▶ _WHAT TO PRODUCE_
Reproduce the data exactly and drop any pictures it holds.

┌─ DATA EXCERPT

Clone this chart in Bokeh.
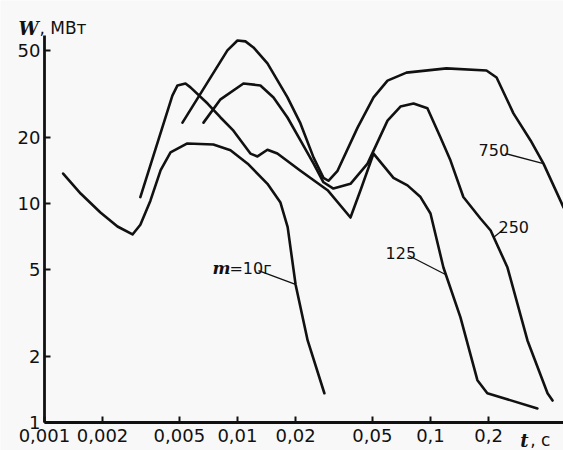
from bokeh.plotting import figure
from bokeh.models import FixedTicker, CustomJSTickFormatter, Label, Range1d
from bokeh.embed import file_html
from bokeh.resources import INLINE

# ---- data (t in s, W in MW) ----
t_m10 = [0.00125, 0.00154, 0.00195, 0.00239, 0.00286, 0.00314, 0.00354, 0.0040, 0.0045,
         0.0055, 0.0075, 0.0092, 0.0113, 0.0143, 0.0167, 0.0182, 0.0200, 0.0231, 0.0282]
W_m10 = [13.7, 11.1, 9.1, 7.85, 7.22, 8.0, 10.3, 14.2, 17.1,
         18.8, 18.6, 17.5, 15.2, 12.3, 10.1, 7.8, 4.27, 2.37, 1.36]

t_125 = [0.00314, 0.0046, 0.00489, 0.00538, 0.00571, 0.0070, 0.00817, 0.00953, 0.01167,
         0.0127, 0.0143, 0.0161, 0.0212, 0.0293, 0.0385, 0.0434, 0.0507, 0.0643, 0.0760,
         0.0888, 0.100, 0.1167, 0.143, 0.175, 0.197, 0.358]
W_125 = [10.7, 31.1, 34.6, 35.3, 33.9, 28.6, 24.7, 21.5, 16.9,
         16.4, 17.6, 16.9, 14.1, 11.5, 8.63, 11.5, 16.9, 13.1, 12.1,
         10.7, 9.0, 5.1, 3.02, 1.56, 1.36, 1.16]

t_250 = [0.00667, 0.00817, 0.01074, 0.01315, 0.01537, 0.01816, 0.0212, 0.0248, 0.0279,
         0.0314, 0.0385, 0.0472, 0.0599, 0.0699, 0.0817, 0.0964, 0.1127, 0.127, 0.148,
         0.1815, 0.205, 0.2506, 0.318, 0.404, 0.429]
W_250 = [23.4, 29.9, 35.3, 34.6, 30.5, 24.7, 19.4, 15.2, 12.5,
         11.7, 12.3, 15.2, 23.9, 27.7, 28.6, 27.2, 20.0, 15.7, 10.7,
         8.54, 7.53, 5.1, 2.37, 1.36, 1.26]

t_750 = [0.00519, 0.00887, 0.0100, 0.0110, 0.0121, 0.0143, 0.01816, 0.0212, 0.0248, 0.0279,
         0.0296, 0.033, 0.0419, 0.0507, 0.0599, 0.0751, 0.121, 0.195, 0.220, 0.269,
         0.330, 0.385, 0.489]
W_750 = [23.4, 50.0, 55.5, 55.0, 51.6, 43.6, 30.5, 23.2, 16.2, 13.1,
         12.7, 14.1, 22.2, 30.5, 36.4, 39.6, 41.4, 40.5, 37.6, 25.8,
         19.4, 15.2, 9.6]

x_ticks = [0.001, 0.002, 0.005, 0.01, 0.02, 0.05, 0.1, 0.2]
y_ticks = [1, 2, 5, 10, 20, 50]

# axis extents (data units)
x_axis_span = (0.001, 0.489)
y_axis_span = (1, 58.5)

# curve labels: text, anchor t, anchor W
lab_text = ["125", "250", "750"]
lab_t = [0.0585, 0.2250, 0.1774]
lab_W = [5.97, 7.77, 17.46]
# m = 10 g label anchor
m_lab_t = 0.00742
m_lab_W = 5.05
# leader lines (from label to curve)
lead_t = [[0.01285, 0.01998], [0.0769, 0.1196], [0.2388, 0.2119], [0.2448, 0.385]]
lead_W = [[4.94, 4.27], [5.79, 4.74], [7.6, 7.0], [16.9, 15.2]]
# axis titles anchors
w_title_t, w_title_W = 0.000733, 63.0
t_title_t, t_title_W = 0.292, 0.83

INK = "#111111"
BG = "#f8f8f8"

p = figure(width=563, height=450, x_axis_type="log", y_axis_type="log",
           x_range=Range1d(0.000592, 0.4888), y_range=Range1d(0.745, 84.5),
           output_backend="svg", toolbar_location=None, title=None,
           min_border_left=0, min_border_right=0, min_border_top=0, min_border_bottom=0)
p.background_fill_color = BG
p.border_fill_color = BG
p.outline_line_color = None
p.xgrid.visible = False
p.ygrid.visible = False

p.xaxis.fixed_location = y_axis_span[0]
p.yaxis.fixed_location = x_axis_span[0]
p.xaxis.bounds = x_axis_span
p.yaxis.bounds = y_axis_span

p.xaxis.ticker = FixedTicker(ticks=x_ticks, minor_ticks=[])
p.yaxis.ticker = FixedTicker(ticks=y_ticks, minor_ticks=[])
p.xaxis.formatter = CustomJSTickFormatter(code="return String(tick).replace('.', ',');")
p.yaxis.formatter = CustomJSTickFormatter(code="return String(tick);")

for ax in (p.xaxis[0], p.yaxis[0]):
    ax.axis_line_width = 2.8
    ax.axis_line_color = INK
    ax.major_tick_in = 6
    ax.major_tick_out = 0
    ax.major_tick_line_width = 2
    ax.major_tick_line_color = INK
    ax.minor_tick_line_color = None
    ax.major_label_text_font = "DejaVu Sans"
    ax.major_label_text_font_size = "18px"
    ax.major_label_text_color = INK
p.xaxis.major_label_standoff = 6
p.yaxis.major_label_standoff = 4

for tt, ww in ((t_m10, W_m10), (t_125, W_125), (t_250, W_250), (t_750, W_750)):
    p.line(tt, ww, line_width=2.6, line_color=INK, line_join="round", line_cap="round")

for tt, ww in zip(lead_t, lead_W):
    p.line(tt, ww, line_width=1.3, line_color=INK)

for txt, tx, wy in zip(lab_text, lab_t, lab_W):
    p.add_layout(Label(x=tx, y=wy, text=txt, text_font="DejaVu Sans", text_font_size="16px",
                       text_color=INK, text_baseline="alphabetic", text_align="left"))

p.add_layout(Label(x=m_lab_t, y=m_lab_W, text="m", text_font="DejaVu Serif",
                   text_font_style="bold italic", text_font_size="17px", text_color=INK,
                   text_baseline="alphabetic"))
p.add_layout(Label(x=m_lab_t, y=m_lab_W, x_offset=17, text="=10г", text_font="DejaVu Sans",
                   text_font_size="16px", text_color=INK, text_baseline="alphabetic"))

# axis titles
p.add_layout(Label(x=w_title_t, y=w_title_W, text="W", text_font="DejaVu Serif",
                   text_font_style="bold italic", text_font_size="18px", text_color=INK,
                   text_baseline="alphabetic"))
p.add_layout(Label(x=w_title_t, y=w_title_W, x_offset=21, text=", МВт", text_font="DejaVu Sans",
                   text_font_size="17px", text_color=INK, text_baseline="alphabetic"))
p.add_layout(Label(x=t_title_t, y=t_title_W, text="t", text_font="DejaVu Serif",
                   text_font_style="bold italic", text_font_size="18px", text_color=INK,
                   text_baseline="alphabetic"))
p.add_layout(Label(x=t_title_t, y=t_title_W, x_offset=10, text=", с", text_font="DejaVu Sans",
                   text_font_size="17px", text_color=INK, text_baseline="alphabetic"))

open("out.html", "w").write(file_html(p, INLINE))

└─

▶ _WORKED ANSWER_
Clone this chart in Bokeh.
from bokeh.plotting import figure
from bokeh.models import FixedTicker, CustomJSTickFormatter, Label, Range1d
from bokeh.embed import file_html
from bokeh.resources import INLINE

# ---- data (t in s, W in MW) ----
t_m10 = [0.00125, 0.00154, 0.00195, 0.00239, 0.00286, 0.00314, 0.00354, 0.0040, 0.0045,
         0.0055, 0.0075, 0.0092, 0.0113, 0.0143, 0.0167, 0.0182, 0.0200, 0.0231, 0.0282]
W_m10 = [13.7, 11.1, 9.1, 7.85, 7.22, 8.0, 10.3, 14.2, 17.1,
         18.8, 18.6, 17.5, 15.2, 12.3, 10.1, 7.8, 4.27, 2.37, 1.36]

t_125 = [0.00314, 0.0046, 0.00489, 0.00538, 0.00571, 0.0070, 0.00817, 0.00953, 0.01167,
         0.0127, 0.0143, 0.0161, 0.0212, 0.0293, 0.0385, 0.0434, 0.0507, 0.0643, 0.0760,
         0.0888, 0.100, 0.1167, 0.143, 0.175, 0.197, 0.358]
W_125 = [10.7, 31.1, 34.6, 35.3, 33.9, 28.6, 24.7, 21.5, 16.9,
         16.4, 17.6, 16.9, 14.1, 11.5, 8.63, 11.5, 16.9, 13.1, 12.1,
         10.7, 9.0, 5.1, 3.02, 1.56, 1.36, 1.16]

t_250 = [0.00667, 0.00817, 0.01074, 0.01315, 0.01537, 0.01816, 0.0212, 0.0248, 0.0279,
         0.0314, 0.0385, 0.0472, 0.0599, 0.0699, 0.0817, 0.0964, 0.1127, 0.127, 0.148,
         0.1815, 0.205, 0.2506, 0.318, 0.404, 0.429]
W_250 = [23.4, 29.9, 35.3, 34.6, 30.5, 24.7, 19.4, 15.2, 12.5,
         11.7, 12.3, 15.2, 23.9, 27.7, 28.6, 27.2, 20.0, 15.7, 10.7,
         8.54, 7.53, 5.1, 2.37, 1.36, 1.26]

t_750 = [0.00519, 0.00887, 0.0100, 0.0110, 0.0121, 0.0143, 0.01816, 0.0212, 0.0248, 0.0279,
         0.0296, 0.033, 0.0419, 0.0507, 0.0599, 0.0751, 0.121, 0.195, 0.220, 0.269,
         0.330, 0.385, 0.489]
W_750 = [23.4, 50.0, 55.5, 55.0, 51.6, 43.6, 30.5, 23.2, 16.2, 13.1,
         12.7, 14.1, 22.2, 30.5, 36.4, 39.6, 41.4, 40.5, 37.6, 25.8,
         19.4, 15.2, 9.6]

x_ticks = [0.001, 0.002, 0.005, 0.01, 0.02, 0.05, 0.1, 0.2]
y_ticks = [1, 2, 5, 10, 20, 50]

# axis extents (data units)
x_axis_span = (0.001, 0.489)
y_axis_span = (1, 58.5)

# curve labels: text, anchor t, anchor W
lab_text = ["125", "250", "750"]
lab_t = [0.0585, 0.2250, 0.1774]
lab_W = [5.97, 7.77, 17.46]
# m = 10 g label anchor
m_lab_t = 0.00742
m_lab_W = 5.05
# leader lines (from label to curve)
lead_t = [[0.01285, 0.01998], [0.0769, 0.1196], [0.2388, 0.2119], [0.2448, 0.385]]
lead_W = [[4.94, 4.27], [5.79, 4.74], [7.6, 7.0], [16.9, 15.2]]
# axis titles anchors
w_title_t, w_title_W = 0.000733, 63.0
t_title_t, t_title_W = 0.292, 0.83

INK = "#111111"
BG = "#f8f8f8"

p = figure(width=563, height=450, x_axis_type="log", y_axis_type="log",
           x_range=Range1d(0.000592, 0.4888), y_range=Range1d(0.745, 84.5),
           output_backend="svg", toolbar_location=None, title=None,
           min_border_left=0, min_border_right=0, min_border_top=0, min_border_bottom=0)
p.background_fill_color = BG
p.border_fill_color = BG
p.outline_line_color = None
p.xgrid.visible = False
p.ygrid.visible = False

p.xaxis.fixed_location = y_axis_span[0]
p.yaxis.fixed_location = x_axis_span[0]
p.xaxis.bounds = x_axis_span
p.yaxis.bounds = y_axis_span

p.xaxis.ticker = FixedTicker(ticks=x_ticks, minor_ticks=[])
p.yaxis.ticker = FixedTicker(ticks=y_ticks, minor_ticks=[])
p.xaxis.formatter = CustomJSTickFormatter(code="return String(tick).replace('.', ',');")
p.yaxis.formatter = CustomJSTickFormatter(code="return String(tick);")

for ax in (p.xaxis[0], p.yaxis[0]):
    ax.axis_line_width = 2.8
    ax.axis_line_color = INK
    ax.major_tick_in = 6
    ax.major_tick_out = 0
    ax.major_tick_line_width = 2
    ax.major_tick_line_color = INK
    ax.minor_tick_line_color = None
    ax.major_label_text_font = "DejaVu Sans"
    ax.major_label_text_font_size = "18px"
    ax.major_label_text_color = INK
p.xaxis.major_label_standoff = 6
p.yaxis.major_label_standoff = 4

for tt, ww in ((t_m10, W_m10), (t_125, W_125), (t_250, W_250), (t_750, W_750)):
    p.line(tt, ww, line_width=2.6, line_color=INK, line_join="round", line_cap="round")

for tt, ww in zip(lead_t, lead_W):
    p.line(tt, ww, line_width=1.3, line_color=INK)

for txt, tx, wy in zip(lab_text, lab_t, lab_W):
    p.add_layout(Label(x=tx, y=wy, text=txt, text_font="DejaVu Sans", text_font_size="16px",
                       text_color=INK, text_baseline="alphabetic", text_align="left"))

p.add_layout(Label(x=m_lab_t, y=m_lab_W, text="m", text_font="DejaVu Serif",
                   text_font_style="bold italic", text_font_size="17px", text_color=INK,
                   text_baseline="alphabetic"))
p.add_layout(Label(x=m_lab_t, y=m_lab_W, x_offset=17, text="=10г", text_font="DejaVu Sans",
                   text_font_size="16px", text_color=INK, text_baseline="alphabetic"))

# axis titles
p.add_layout(Label(x=w_title_t, y=w_title_W, text="W", text_font="DejaVu Serif",
                   text_font_style="bold italic", text_font_size="18px", text_color=INK,
                   text_baseline="alphabetic"))
p.add_layout(Label(x=w_title_t, y=w_title_W, x_offset=21, text=", МВт", text_font="DejaVu Sans",
                   text_font_size="17px", text_color=INK, text_baseline="alphabetic"))
p.add_layout(Label(x=t_title_t, y=t_title_W, text="t", text_font="DejaVu Serif",
                   text_font_style="bold italic", text_font_size="18px", text_color=INK,
                   text_baseline="alphabetic"))
p.add_layout(Label(x=t_title_t, y=t_title_W, x_offset=10, text=", с", text_font="DejaVu Sans",
                   text_font_size="17px", text_color=INK, text_baseline="alphabetic"))

open("out.html", "w").write(file_html(p, INLINE))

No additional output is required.